A Canadian audit regulator has fined Deloitte C$1.59m after partners and audit staff tampered with time and date settings on computers to change hundreds of audit signoffs
At least 35 auditors, including partners, in Deloitte’s Ontario office changed the date and time settings on their computer clocks to manually override controls in Deloitte’s audit software and backdate audit working paper signoffs between November 2016 and May 2018.
More than half of the identified backdating took place after the issuance of the relevant independent auditor’s report, adding working paper sign-off dates to a date prior to the date of the report.
In most cases, the date selected for backdating was either on or before the date of the auditors’ report, or a date at a point in time when the individual thought the work would have been completed, or was consistent with a colleague’s signoff.
This was not an isolated incident; some 930 audit working papers were backdated in 39 audits for listed companies, said regulatory body CPA Ontario. At the time, Deloitte had around 800 audit clients.
The tampering came to light when a whistleblower came forward. In February 2018, an audit partner raised a concern with senior Deloitte personnel about auditors altering the dates on their computers to backdate work paper signoffs at a Deloitte office in another province of Canada.
In March 2018, Deloitte removed the ability for staff to change the date and time on their computers but the investigation found that one audit partner continued to do it until May 2018. The firm concluded that the backdating was ‘not unethical’, but rather staff ‘tried to do the right thing but in the wrong way’.
Deloitte has paid a $900,000 fine and legal fees of $695,000 totalling $1.59m (£940,000) and admitted it failed to have the necessary policies and procedures in place to ensure its services were performed in accordance with generally accepted standards of practice of the profession. Deloitte has also disciplined 12 partners and 12 employees for backdating.

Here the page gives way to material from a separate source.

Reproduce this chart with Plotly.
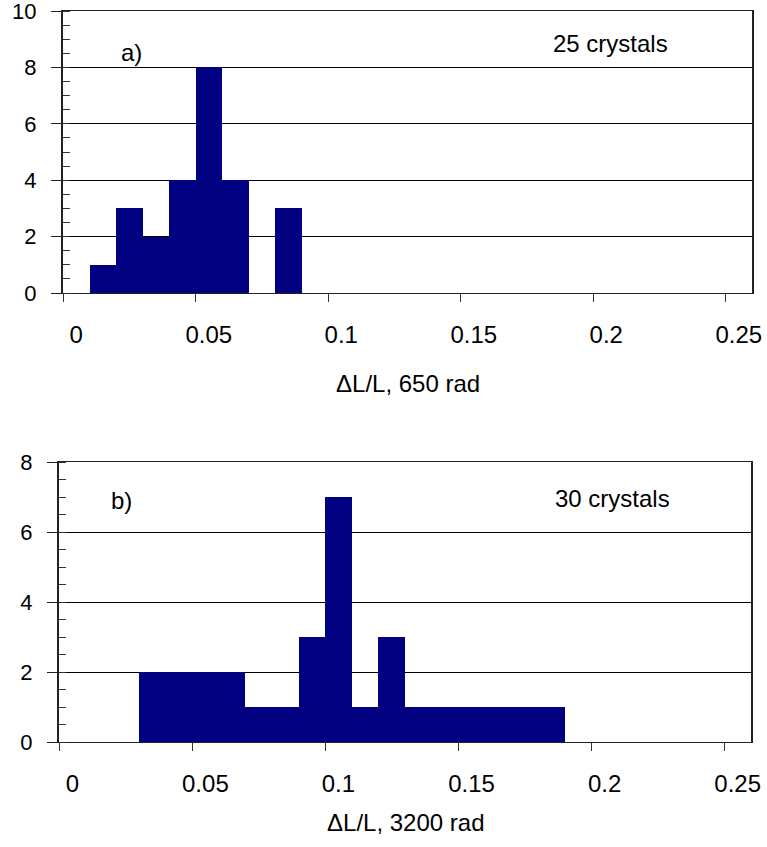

More than a year after discovering the backdating, in September 2019, Deloitte reported the misconduct to CPA Ontario which launched an investigation into the firm and 42 members of the professional staff.
But CPA Ontario said that when Deloitte discovered the problem internally, it failed to take appropriate action to address potential issues of audit quality and did not address the risk of ethical issues arising from deliberate backdating.
One of the responsibilities of auditors is to maintain accurate and timely audit documentation, and to ensure that the firm’s audit practitioners conduct themselves in a manner that ‘maintains the good reputation of the profession and serves the public interest’.
‘Backdating obscures when and what work was performed and reviewed. It creates questions about the accuracy or timeliness of audit documentation and the quality of the audit,’ said Janet Gillies, CPA, CA, executive vice-president, regulatory and standards, CPA Ontario.
‘Holding firms and members accountable for their actions with admissions-based discipline is just one way we achieve our mandate to protect the public and uphold the reputation of the profession.’
Deloitte failed to satisfy the requirements of Canadian Standards on Quality Control 1 by failing to establish and maintain a system of quality control to provide it with reasonable assurance that signoffs were not backdated in contravention of Canadian Audit Standards.
CPA Ontario has taken into account remediation by Deloitte including measures to strengthen the firm’s systems of quality control, internal discipline and mandatory training. Under the terms of the settlement, Deloitte will pay a fine of $900,000 and costs of $695,000 to CPA Ontario for its investigation and prosecution.
This marks the final phase in the backdating investigation after Deloitte was fined $350,000 by the US audit regulator, PCAOB, and censured by the Canadian Public Accountability Board (PCAB) in 2021.